胎児の脳は、受精後3週間程で2mmほどの脳の基になる管が出来て、神経管となり、やがて大脳、小脳などに分かれていきます。これが赤ちゃんの脳の始まりです。

受精後7週間頃には2cmほどになり、大脳の神経細胞がどんどん増え始め、神経細胞は樹状突起や、軸索を作って他の神経細胞との情報網を形成していきます。

13週頃には胎児の大脳は、神経細胞が盛んに作られ、20週では、約140億個の神経細胞が大脳皮質に作られます。大脳の深部にある細胞や小脳の細胞を入れると1,000から2,000億個と推定されています。

赤ちゃんは受精してから38週の間、お母さんのおなかの中で過ごしますが、その中でもかなり早い時期に脳は形成され始め、20週では大脳の神経細胞がほとんどでき上がってしまうようです。

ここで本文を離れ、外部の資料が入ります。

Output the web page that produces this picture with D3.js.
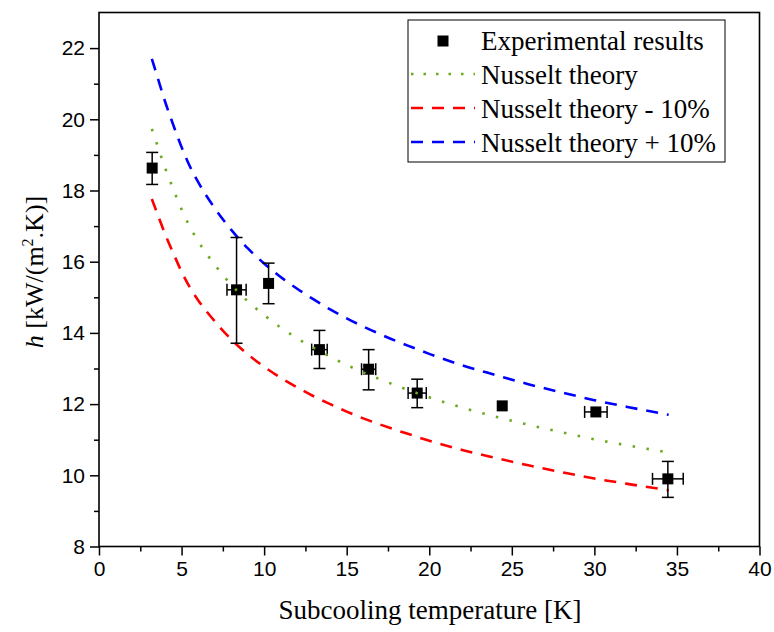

2018年、公益財団法人東京都医学総合研究所神経回路形成プロジェクトの丸山千秋副参事研究員と前田信明プロジェクトリーダーらの研究チームは、「胎児期に脳ができる仕組みに新たなメカニズム」を発見しました。

思考や言語機能などを司る大脳新皮質は、哺乳類のみで発達しました。大脳皮質は6層構造になっていて、この内側には神経細胞が精密に配置されています。なぜ、精密に配置されているかというと、胎児期に脳深部で生まれた神経細胞が脳の表面に向かって次々に移動したからなのです。そして、この構造の乱れは自閉症や統合失調症などの精神疾患の発症につながることがわかっています。